Friday the 9th of June saw the first ever outREACH conference kick off in London. With a killer line-up of speakers, it’s no surprise that the event was a HUGE success!

If you weren’t lucky enough to attend outREACH or want to revisit the presentations, here’s a roundup of each of the speakers at the DeepCrawl sponsored event.

A BIG thanks right back to you Lisa Myers & Verve Search for organising an incredible event!

Mark Johnstone – Get Inspired to Make Better Content

“Think, how can this be more relatable, THAT’S where I believe you should spend 99% of your time.” -Mark Johnstone

Key takeaways:

1. Idea Generation – Ideas don’t ‘just come to you’. In reality, many things happen beforehand that get you to reach this point. Mark reflects on the do’s and don’ts of the creative process, and tells us how to get the juices flowing:

  • “All that glitters isn’t gold” – J. R. R. Tolkien
  • Be naturally curious – like kids – they look at things and think what can I do with this? Give them a gift in a box, they might just get in the box!

2. The Importance of Visuals – Visualisations make things more relatable:

    • How can we make things more concrete, and easier to understand?
    • Use practical tangible images that speak to people (see picture below)
    • Think about Persil’s advertising approach to parents since the 1980s – ‘kids get dirty, let us clean up after you’
    • Now think about its predecessor, Daz’s ‘would your whites pass the Daz Doorstep Challenge’
      • Which do you think was more successful?

laundry image

2. Find Inspiring Ways of Sharing Information – It’s important to show what we say:

    • Ask lots of questions, know your audience
    • Think about how you can do something different
    • How you can add more value, be more concrete, be more relatable

Here’s a little something extra, we caught up with Mark after #outREACH and asked him what he hopes people took away from his talk. Here is what he said:

“I think a lot of people equate creativity with brainstorming – sitting round the boardroom table and hoping they’ll get inspired. I think that focusses too much on the moment an idea comes to you and overlooks the rest of the work that allows those moments to happen.

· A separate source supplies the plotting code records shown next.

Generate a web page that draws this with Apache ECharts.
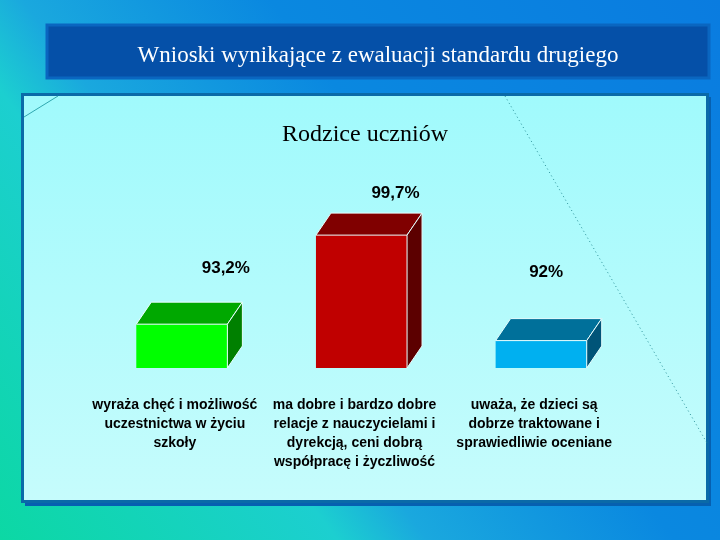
<!DOCTYPE html>
<html>
<head>
<meta charset="utf-8">
<script src="https://cdn.jsdelivr.net/npm/echarts@6/dist/echarts.min.js"></script>
<style>html,body{margin:0;padding:0;}#c{width:720px;height:540px;}</style>
</head>
<body>
<div id="c"></div>
<script>
const mainTitle = 'Wnioski wynikające z ewaluacji standardu drugiego';
const chartTitle = 'Rodzice uczniów';
const categories = [
  'wyraża chęć i możliwość\nuczestnictwa w życiu\nszkoły',
  'ma dobre i bardzo dobre\nrelacje z nauczycielami i\ndyrekcją, ceni dobrą\nwspółpracę i życzliwość',
  'uważa, że dzieci są\ndobrze traktowane i\nsprawiedliwie oceniane'
];
const values = [93.2, 99.7, 92];
const valueLabels = ['93,2%', '99,7%', '92%'];
const axisMin = 90;
const axisMax = 100;

// styles (not data)
const frontColors = ['#00ff00', '#c00000', '#00b0f0'];
const topColors = ['#00a800', '#800000', '#00709a'];
const sideColors = ['#008000', '#5c0000', '#005478'];
const labelShift = [[44, -56], [34, -42], [5, -68]];
const DX = 15, DY = -22;

const chart = echarts.init(document.getElementById('c'));

function renderItem(params, api) {
  const i = params.dataIndex;
  const x = api.value(0), v = api.value(1);
  const top = api.coord([x, v]);
  const base = api.coord([x, axisMin]);
  const w = api.size([1, 0])[0] * 0.507;
  const x0 = top[0] - w / 2, x1 = top[0] + w / 2, yT = top[1], yB = base[1];
  return {
    type: 'group',
    children: [
      { type: 'rect', shape: { x: x0, y: yT, width: w, height: yB - yT },
        style: { fill: frontColors[i] } },
      { type: 'polygon', shape: { points: [[x0, yT], [x0 + DX, yT + DY], [x1 + DX, yT + DY], [x1, yT]] },
        style: { fill: topColors[i], stroke: '#e8ffff', lineWidth: 1 } },
      { type: 'polygon', shape: { points: [[x1, yT], [x1 + DX, yT + DY], [x1 + DX, yB + DY], [x1, yB]] },
        style: { fill: sideColors[i], stroke: '#e8ffff', lineWidth: 1 } },
      { type: 'text', style: { text: valueLabels[i], x: top[0] + labelShift[i][0], y: yT + labelShift[i][1],
        align: 'center', verticalAlign: 'middle', fill: '#000',
        font: 'bold 17px "Liberation Sans", Arial, sans-serif' } }
    ]
  };
}

const option = {
  animation: false,
  backgroundColor: {
    type: 'linear', x: 0, y: 1, x2: 1, y2: 0,
    colorStops: [
      { offset: 0, color: '#0cd8a4' },
      { offset: 0.3, color: '#1ccfd0' },
      { offset: 0.38, color: '#1aa8de' },
      { offset: 0.6, color: '#0a88e0' },
      { offset: 1, color: '#0a7ce0' }
    ]
  },
  graphic: {
    elements: [
      { type: 'rect', z: -5, shape: { x: 47, y: 25, width: 662, height: 53 },
        style: { fill: '#0550a8', stroke: '#0a66c0', lineWidth: 3 } },
      { type: 'rect', z: -5, shape: { x: 25, y: 97, width: 686, height: 409 },
        style: { fill: '#0660b0' } },
      { type: 'rect', z: -4, shape: { x: 22.5, y: 94.5, width: 685, height: 407 },
        style: {
          fill: { type: 'linear', x: 0, y: 0, x2: 0, y2: 1,
            colorStops: [{ offset: 0, color: '#a0fafc' }, { offset: 1, color: '#c6fcfc' }] },
          stroke: '#0a6aa8', lineWidth: 3 } },
      { type: 'line', z: -3, shape: { x1: 24, y1: 117, x2: 58, y2: 96 },
        style: { stroke: '#30a8b0', lineWidth: 1 } },
      { type: 'line', z: -3, shape: { x1: 505, y1: 96, x2: 707, y2: 443 },
        style: { stroke: '#2a9098', lineWidth: 1, lineDash: [1, 3] } }
    ]
  },
  title: [
    { text: mainTitle, left: 373, top: 51, textAlign: 'center', textVerticalAlign: 'middle',
      textStyle: { color: '#ffffff', fontFamily: '"Liberation Serif", "Times New Roman", serif', fontSize: 23, fontWeight: 'normal' } },
    { text: chartTitle, left: 360, top: 130, textAlign: 'center', textVerticalAlign: 'middle',
      textStyle: { color: '#000000', fontFamily: '"Liberation Serif", "Times New Roman", serif', fontSize: 24, fontWeight: 'normal' } }
  ],
  grid: { left: 92, width: 539, top: 231, height: 137 },
  xAxis: {
    type: 'category', data: categories,
    axisLine: { show: false }, axisTick: { show: false }, splitLine: { show: false },
    axisLabel: { interval: 0, margin: 28, color: '#000', fontSize: 14, fontWeight: 'bold', lineHeight: 19,
      fontFamily: '"Liberation Sans", Arial, sans-serif', padding: [0, 14, 0, 0], align: 'center' }
  },
  yAxis: { type: 'value', min: axisMin, max: axisMax, show: false },
  series: [{
    type: 'custom', z: 5, renderItem: renderItem,
    data: values.map((v, i) => [i, v])
  }]
};
chart.setOption(option);
</script>
</body>
</html>
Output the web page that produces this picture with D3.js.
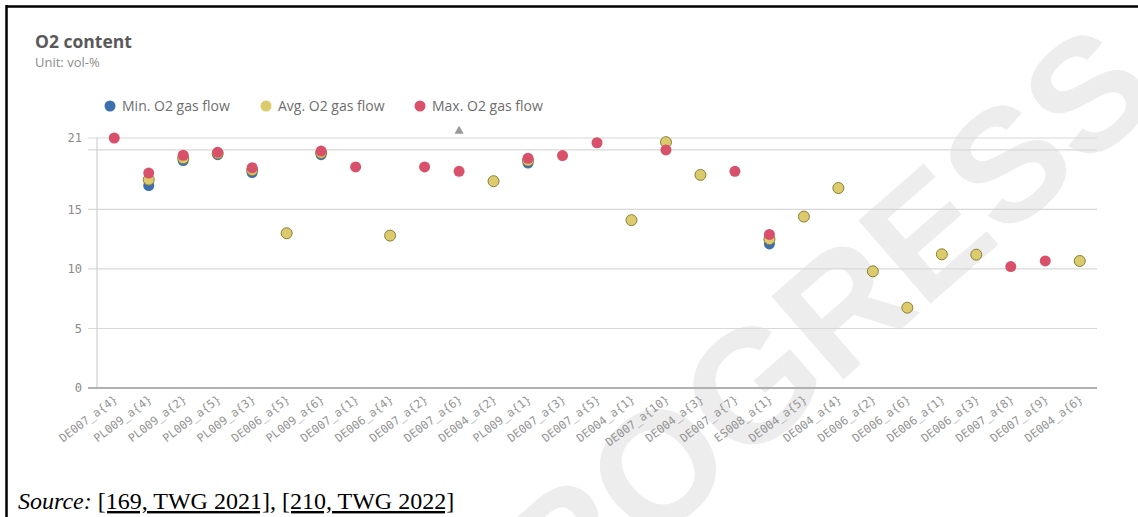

There are 3 very simple steps you can take to allow yourself to come up with more ideas:
  1. Gather examples of content that inspires you (different ways of presenting information)
  2. Spend lots of time researching your given topic to figure out what interests people (chunks of information)
  3. While you’re researching, always be asking questions: How could we present this information in a different way? How can we make it easier to understand? How can we make it more impactful?


Anyone who you consider to be naturally creative is constantly doing these things – absorbing lots of information, exposing themselves to other forms of inspiration, and continually asking questions, whether part of their work or not. They are naturally curious. The more you do these things, the more chance you’ll have of coming up with ideas.”

Mark is Director of Content at Mark Johnstone LTD


James Finlayson – Creative Campaigns: Innovation Doesn’t Have to be Complicated

“There are now more searches for penalty removal than for link-building.” -James Finlayson

Key takeaways

1. Creative campaigns = complicated – thus leading to Bowie-esque feelings of being ‘under pressure’

  • With all the emphasis and buzz surrounding the c-word, creativity creates a LOT of pressure to be original
  • This phenomenon and approach is not as useful to us as we may think….

2. Innovative campaigns = not complicated

  • Things that look complicated, are not. They are innovative, because they take something and make it better
  • How might the film Alien have been pitched? Like Jaws in space!? Or Deliveroo…Uber for food!?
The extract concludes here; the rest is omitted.